◆ Stated task: In the data below, locate the line containing "Write the Apache ECharts code for this chart." and the line containing "const chart = echarts.init(document.getElementById('chart'));", then retype both and everything between them exactly. Pictures are not part of the copy.

◆ Stored items from a collection:
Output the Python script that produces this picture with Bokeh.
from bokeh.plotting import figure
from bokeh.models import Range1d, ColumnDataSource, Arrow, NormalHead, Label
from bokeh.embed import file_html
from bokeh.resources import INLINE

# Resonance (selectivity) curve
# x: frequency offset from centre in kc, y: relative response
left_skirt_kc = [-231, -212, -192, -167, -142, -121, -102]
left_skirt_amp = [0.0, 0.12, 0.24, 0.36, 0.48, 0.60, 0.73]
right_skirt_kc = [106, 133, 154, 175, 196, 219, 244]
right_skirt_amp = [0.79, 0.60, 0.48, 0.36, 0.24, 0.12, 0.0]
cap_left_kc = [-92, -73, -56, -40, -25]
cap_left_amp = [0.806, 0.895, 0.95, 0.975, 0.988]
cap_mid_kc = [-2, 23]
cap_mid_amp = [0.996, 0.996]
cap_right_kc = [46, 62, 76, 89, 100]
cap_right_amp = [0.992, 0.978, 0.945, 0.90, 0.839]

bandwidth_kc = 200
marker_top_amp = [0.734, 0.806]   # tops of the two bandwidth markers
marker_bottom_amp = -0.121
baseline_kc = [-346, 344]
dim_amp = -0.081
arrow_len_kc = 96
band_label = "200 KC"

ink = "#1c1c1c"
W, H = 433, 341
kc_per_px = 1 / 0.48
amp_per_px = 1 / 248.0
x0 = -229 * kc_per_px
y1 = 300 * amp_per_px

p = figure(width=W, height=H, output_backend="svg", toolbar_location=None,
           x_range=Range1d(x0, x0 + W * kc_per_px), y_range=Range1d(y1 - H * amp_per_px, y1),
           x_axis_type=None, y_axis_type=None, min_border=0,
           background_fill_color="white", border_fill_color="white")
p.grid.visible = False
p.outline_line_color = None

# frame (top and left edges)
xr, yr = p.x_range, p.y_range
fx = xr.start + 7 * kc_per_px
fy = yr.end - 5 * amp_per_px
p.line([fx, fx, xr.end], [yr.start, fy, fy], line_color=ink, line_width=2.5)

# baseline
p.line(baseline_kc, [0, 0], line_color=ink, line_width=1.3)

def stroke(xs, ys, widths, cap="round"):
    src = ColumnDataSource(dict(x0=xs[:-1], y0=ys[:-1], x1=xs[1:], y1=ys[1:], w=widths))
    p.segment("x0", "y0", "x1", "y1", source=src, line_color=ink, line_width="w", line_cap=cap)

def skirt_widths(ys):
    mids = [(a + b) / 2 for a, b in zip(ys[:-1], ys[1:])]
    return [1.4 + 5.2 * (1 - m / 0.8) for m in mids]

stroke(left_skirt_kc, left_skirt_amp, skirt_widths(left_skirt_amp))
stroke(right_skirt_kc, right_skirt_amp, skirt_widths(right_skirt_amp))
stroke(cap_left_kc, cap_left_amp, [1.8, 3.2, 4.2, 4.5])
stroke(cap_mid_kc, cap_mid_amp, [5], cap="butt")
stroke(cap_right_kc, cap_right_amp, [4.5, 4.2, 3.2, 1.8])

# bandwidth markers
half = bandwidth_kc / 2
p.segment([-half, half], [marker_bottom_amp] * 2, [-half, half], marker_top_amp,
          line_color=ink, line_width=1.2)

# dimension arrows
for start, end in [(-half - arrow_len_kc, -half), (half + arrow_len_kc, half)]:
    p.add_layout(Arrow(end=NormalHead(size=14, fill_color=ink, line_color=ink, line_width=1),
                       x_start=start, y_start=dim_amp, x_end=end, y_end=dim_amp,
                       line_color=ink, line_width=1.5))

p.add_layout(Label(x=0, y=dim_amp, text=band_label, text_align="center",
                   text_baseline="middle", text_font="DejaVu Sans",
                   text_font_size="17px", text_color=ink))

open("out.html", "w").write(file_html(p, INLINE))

==

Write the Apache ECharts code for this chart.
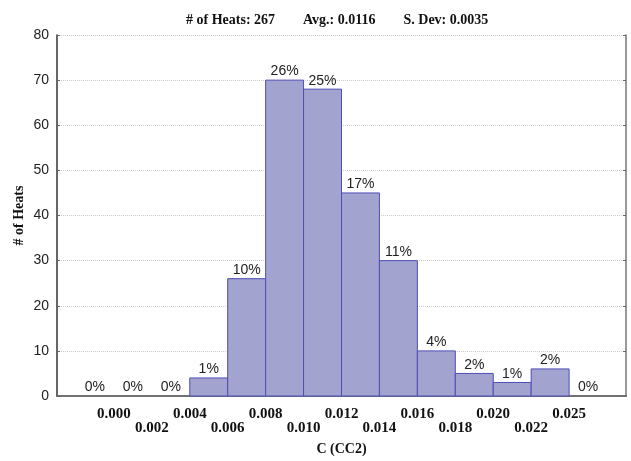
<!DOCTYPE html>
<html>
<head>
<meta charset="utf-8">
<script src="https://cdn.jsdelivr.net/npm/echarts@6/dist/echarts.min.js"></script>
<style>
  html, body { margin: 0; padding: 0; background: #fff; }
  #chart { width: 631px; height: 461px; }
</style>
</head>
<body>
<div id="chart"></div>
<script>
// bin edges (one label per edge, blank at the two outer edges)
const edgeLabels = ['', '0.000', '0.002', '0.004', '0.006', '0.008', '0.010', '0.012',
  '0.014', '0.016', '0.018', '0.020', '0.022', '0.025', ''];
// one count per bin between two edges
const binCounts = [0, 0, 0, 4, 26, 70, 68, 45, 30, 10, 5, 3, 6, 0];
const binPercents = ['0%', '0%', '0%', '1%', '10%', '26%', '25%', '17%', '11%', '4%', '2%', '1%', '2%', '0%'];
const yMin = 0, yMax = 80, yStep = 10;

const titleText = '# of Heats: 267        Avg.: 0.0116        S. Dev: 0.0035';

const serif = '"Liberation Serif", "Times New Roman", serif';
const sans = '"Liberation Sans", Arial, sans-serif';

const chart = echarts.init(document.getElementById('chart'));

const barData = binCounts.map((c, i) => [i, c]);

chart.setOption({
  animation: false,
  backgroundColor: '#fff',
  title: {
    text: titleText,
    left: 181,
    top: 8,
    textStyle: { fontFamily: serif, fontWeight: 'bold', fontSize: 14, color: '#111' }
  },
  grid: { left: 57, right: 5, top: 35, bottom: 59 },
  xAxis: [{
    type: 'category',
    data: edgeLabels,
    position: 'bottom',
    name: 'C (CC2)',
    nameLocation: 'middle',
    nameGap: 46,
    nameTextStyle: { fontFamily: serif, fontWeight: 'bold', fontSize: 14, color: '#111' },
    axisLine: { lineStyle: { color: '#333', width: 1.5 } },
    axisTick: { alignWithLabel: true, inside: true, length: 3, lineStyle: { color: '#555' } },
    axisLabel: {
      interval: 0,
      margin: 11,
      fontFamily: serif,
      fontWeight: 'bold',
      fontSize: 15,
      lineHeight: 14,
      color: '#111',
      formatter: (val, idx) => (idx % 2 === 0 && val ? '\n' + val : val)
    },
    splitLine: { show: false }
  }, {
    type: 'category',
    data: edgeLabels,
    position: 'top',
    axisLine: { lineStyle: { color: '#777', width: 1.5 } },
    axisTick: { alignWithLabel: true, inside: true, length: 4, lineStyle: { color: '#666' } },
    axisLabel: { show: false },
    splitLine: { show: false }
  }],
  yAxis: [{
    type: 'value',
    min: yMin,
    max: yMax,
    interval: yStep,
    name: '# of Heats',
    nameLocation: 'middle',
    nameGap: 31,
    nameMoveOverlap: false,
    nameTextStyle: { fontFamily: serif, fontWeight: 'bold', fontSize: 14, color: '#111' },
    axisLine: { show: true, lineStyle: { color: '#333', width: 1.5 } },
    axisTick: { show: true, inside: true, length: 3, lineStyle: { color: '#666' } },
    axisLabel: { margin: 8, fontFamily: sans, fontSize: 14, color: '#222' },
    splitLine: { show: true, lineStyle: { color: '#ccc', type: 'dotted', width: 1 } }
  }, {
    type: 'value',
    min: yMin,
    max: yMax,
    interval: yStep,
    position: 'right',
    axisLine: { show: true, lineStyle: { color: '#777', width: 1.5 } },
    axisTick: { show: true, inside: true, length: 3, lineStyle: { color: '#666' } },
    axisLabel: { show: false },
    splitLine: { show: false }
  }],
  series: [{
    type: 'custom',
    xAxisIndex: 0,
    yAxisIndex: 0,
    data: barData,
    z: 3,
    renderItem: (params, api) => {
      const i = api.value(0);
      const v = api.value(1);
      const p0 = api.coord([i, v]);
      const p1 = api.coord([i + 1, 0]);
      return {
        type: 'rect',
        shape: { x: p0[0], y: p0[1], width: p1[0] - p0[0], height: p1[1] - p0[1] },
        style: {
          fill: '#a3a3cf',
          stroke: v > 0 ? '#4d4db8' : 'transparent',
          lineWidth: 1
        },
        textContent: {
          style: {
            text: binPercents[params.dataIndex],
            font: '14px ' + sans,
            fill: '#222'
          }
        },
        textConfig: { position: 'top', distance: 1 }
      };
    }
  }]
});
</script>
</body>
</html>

* * *

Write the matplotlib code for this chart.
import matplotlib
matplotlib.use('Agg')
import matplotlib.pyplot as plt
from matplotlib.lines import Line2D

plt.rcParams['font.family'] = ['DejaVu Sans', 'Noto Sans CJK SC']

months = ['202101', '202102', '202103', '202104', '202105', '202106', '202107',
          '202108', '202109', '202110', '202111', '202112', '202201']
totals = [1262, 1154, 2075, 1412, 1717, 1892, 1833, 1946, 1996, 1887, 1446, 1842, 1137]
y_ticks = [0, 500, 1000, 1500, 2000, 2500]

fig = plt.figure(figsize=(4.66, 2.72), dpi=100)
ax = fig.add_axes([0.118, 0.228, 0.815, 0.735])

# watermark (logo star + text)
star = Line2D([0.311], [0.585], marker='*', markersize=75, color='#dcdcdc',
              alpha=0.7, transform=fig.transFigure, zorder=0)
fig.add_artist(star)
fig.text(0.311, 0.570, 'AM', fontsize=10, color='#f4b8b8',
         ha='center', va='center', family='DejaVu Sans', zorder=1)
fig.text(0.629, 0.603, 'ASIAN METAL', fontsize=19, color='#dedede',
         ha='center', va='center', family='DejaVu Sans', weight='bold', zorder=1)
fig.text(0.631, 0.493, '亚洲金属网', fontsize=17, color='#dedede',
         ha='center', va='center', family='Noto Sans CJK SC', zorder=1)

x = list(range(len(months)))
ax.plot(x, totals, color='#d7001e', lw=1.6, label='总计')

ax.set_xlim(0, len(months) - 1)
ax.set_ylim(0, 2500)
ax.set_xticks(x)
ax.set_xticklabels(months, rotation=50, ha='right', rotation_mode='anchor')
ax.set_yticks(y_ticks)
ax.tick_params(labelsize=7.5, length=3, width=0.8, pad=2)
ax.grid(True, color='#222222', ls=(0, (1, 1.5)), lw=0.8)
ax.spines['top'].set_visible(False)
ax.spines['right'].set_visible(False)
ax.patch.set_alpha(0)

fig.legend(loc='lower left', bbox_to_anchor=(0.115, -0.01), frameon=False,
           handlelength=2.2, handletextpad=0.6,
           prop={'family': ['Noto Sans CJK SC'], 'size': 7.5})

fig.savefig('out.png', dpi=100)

◆ Output for this task:
Write the Apache ECharts code for this chart.
<!DOCTYPE html>
<html>
<head>
<meta charset="utf-8">
<script src="https://cdn.jsdelivr.net/npm/echarts@6/dist/echarts.min.js"></script>
<style>
  html, body { margin: 0; padding: 0; background: #fff; }
  #chart { width: 631px; height: 461px; }
</style>
</head>
<body>
<div id="chart"></div>
<script>
// bin edges (one label per edge, blank at the two outer edges)
const edgeLabels = ['', '0.000', '0.002', '0.004', '0.006', '0.008', '0.010', '0.012',
  '0.014', '0.016', '0.018', '0.020', '0.022', '0.025', ''];
// one count per bin between two edges
const binCounts = [0, 0, 0, 4, 26, 70, 68, 45, 30, 10, 5, 3, 6, 0];
const binPercents = ['0%', '0%', '0%', '1%', '10%', '26%', '25%', '17%', '11%', '4%', '2%', '1%', '2%', '0%'];
const yMin = 0, yMax = 80, yStep = 10;

const titleText = '# of Heats: 267        Avg.: 0.0116        S. Dev: 0.0035';

const serif = '"Liberation Serif", "Times New Roman", serif';
const sans = '"Liberation Sans", Arial, sans-serif';

const chart = echarts.init(document.getElementById('chart'));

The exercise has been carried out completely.